Of course throughout this 2016 release, watching Jones or Bill Nighy comes with a set of expectations and it’s odd seeing them try to look and act in a similar fashion to the actors from the TV show. There’s a strained factor at times with some of the jokes or skewed references to the show, as if they know we’re hopeful to hear catchphrases ring out for us to enjoy. Also the story about a spy is boringly approached being obvious, the set-ups the Home Guard face are never subtle and maybe things get a little to historically serious for these bumbling older men to handle. It’s fun in the show seeing them verge on doing something but never really finding their place to help the war efforts.

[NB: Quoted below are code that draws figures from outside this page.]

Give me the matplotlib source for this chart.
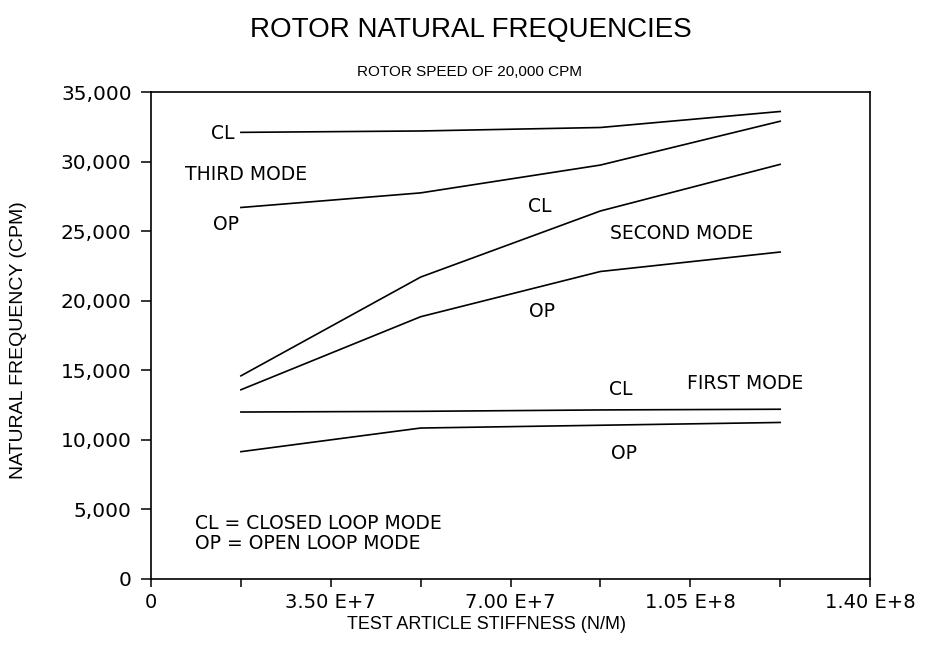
import matplotlib.pyplot as plt
from matplotlib.ticker import MultipleLocator

# test article stiffness (N/M) at which the modes were computed
stiffness = [1.75e7, 5.25e7, 8.75e7, 1.225e8]

# natural frequencies (CPM)
third_cl = [32100, 32200, 32450, 33600]
third_op = [26700, 27750, 29750, 32900]
second_cl = [14600, 21700, 26450, 29800]
second_op = [13600, 18850, 22100, 23500]
first_cl = [12000, 12050, 12150, 12200]
first_op = [9150, 10850, 11050, 11250]

x_ticks = [0, 3.5e7, 7.0e7, 1.05e8, 1.4e8]
x_ticklabels = ["0", "3.50 E+7", "7.00 E+7", "1.05 E+8", "1.40 E+8"]
y_ticks = [0, 5000, 10000, 15000, 20000, 25000, 30000, 35000]
y_ticklabels = ["0", "5,000", "10,000", "15,000", "20,000", "25,000", "30,000", "35,000"]

# curve labels: text, x, y, alignment
notes = [
    ("CL", 1.62e7, 32000, "right"),
    ("THIRD MODE", 6.7e6, 29100, "left"),
    ("OP", 1.72e7, 25500, "right"),
    ("CL", 7.56e7, 26800, "center"),
    ("SECOND MODE", 8.93e7, 24800, "left"),
    ("OP", 7.62e7, 19200, "center"),
    ("CL", 9.15e7, 13600, "center"),
    ("FIRST MODE", 1.044e8, 14060, "left"),
    ("OP", 9.2e7, 9050, "center"),
    ("CL = CLOSED LOOP MODE", 8.6e6, 3960, "left"),
    ("OP = OPEN LOOP MODE", 8.6e6, 2520, "left"),
]

fig = plt.figure(figsize=(9.3, 6.48), dpi=100)
ax = fig.add_axes([0.1624, 0.1065, 0.7731, 0.7515])

for curve in [third_cl, third_op, second_cl, second_op, first_cl, first_op]:
    ax.plot(stiffness, curve, color="black", lw=1.2)

for txt, x, y, ha in notes:
    ax.text(x, y, txt, ha=ha, va="center", fontsize=13.5, family="DejaVu Sans")

ax.set_xlim(0, 1.4e8)
ax.set_ylim(0, 35000)
ax.set_xticks(x_ticks)
ax.set_xticklabels(x_ticklabels)
ax.xaxis.set_minor_locator(MultipleLocator(1.75e7))
ax.set_yticks(y_ticks)
ax.set_yticklabels(y_ticklabels)

ax.tick_params(axis="x", which="both", direction="out", length=6, width=1.1, pad=4, labelsize=14)
ax.tick_params(axis="y", direction="out", length=7, width=1.1, pad=7, labelsize=14.5)
for s in ax.spines.values():
    s.set_linewidth(1.2)

fig.text(0.5065, 0.953, "ROTOR NATURAL FREQUENCIES", ha="center", va="center",
         fontsize=20, family="Liberation Sans")
fig.text(0.505, 0.889, "ROTOR SPEED OF 20,000 CPM", ha="center", va="center",
         fontsize=11, family="Liberation Sans")
fig.text(0.0194, 0.475, "NATURAL FREQUENCY (CPM)", ha="center", va="center",
         rotation=90, fontsize=14, family="Liberation Sans")
fig.text(0.5226, 0.036, "TEST ARTICLE STIFFNESS (N/M)", ha="center", va="center",
         fontsize=13, family="Liberation Sans")

fig.savefig("out.png", dpi=100)
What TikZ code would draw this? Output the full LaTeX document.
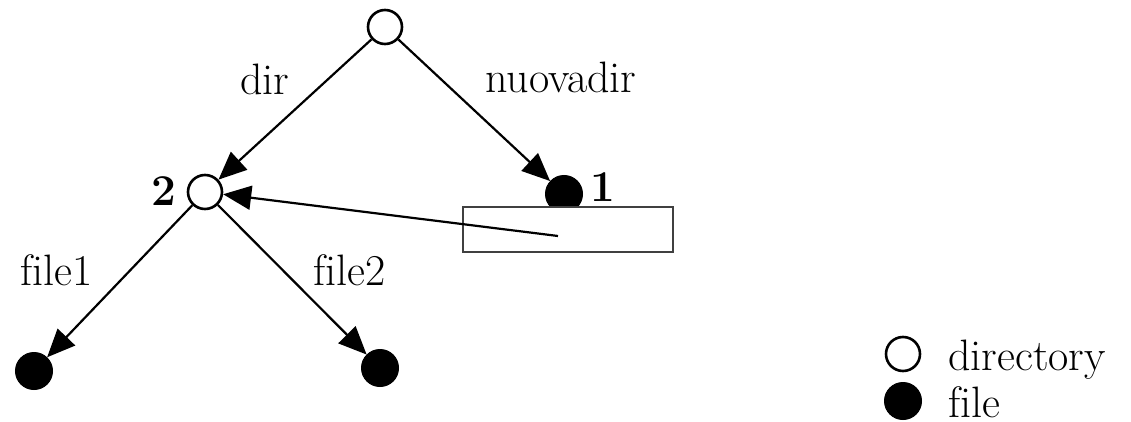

Comedy wise; there are some good laugh out loud moments from the Carry On style word play and general innuendo or the prat falling movements from Mainwaring. The scene in a cottage as he and Wilson hope to win the admiration and passion of new figure Rose Winters is really well done. There’s a weird yet humorous angle in Pike’s attempt to be dashing like a cinematic idol and the lucid thoughts of German looks invading the usually placid town are over the top but played greatly.
Toby Jones looks the part and really steals the film when squinting his eyes and looking like a puffy Churchill. Bill Nighy isn’t a great Wilson being more like he is in rom-coms with the usual Nighy snort and swagger. Michael Gambon delights as the dim-witted yet cheery Godfrey. Catherine Zeta-Jones looks like she’s enjoying her turn as the new character, lapping up the irony of us knowing her part and the men in uniform not having a clue. Daniel Mays with swindler voice and all is a fine casting choice for the scheming wise-cracking Walker. Blake Harrison is goofy, lanky, kind and molly-coddled to almost Ian Lavender levels. Tom Courtenay is perhaps the closest to his tube character after Jones, his movements and voice being near uncanny. Bill Paterson gives fun barrel shot dead pan tones to his turn as Scottish Frazer. It’s also good to see a whole new army come in as the females show up to help in a large way, this plus a couple of cameos make it a fine ensemble piece just not as magical as they could have been.
There’s no fraud on show here as this movie is clearly trying to be a solid love letter to the television sitcom but it doesn’t fully succeed. There is comedy, there is imitation and there’s a good aim at being bigger but the tame factor cannot be denied.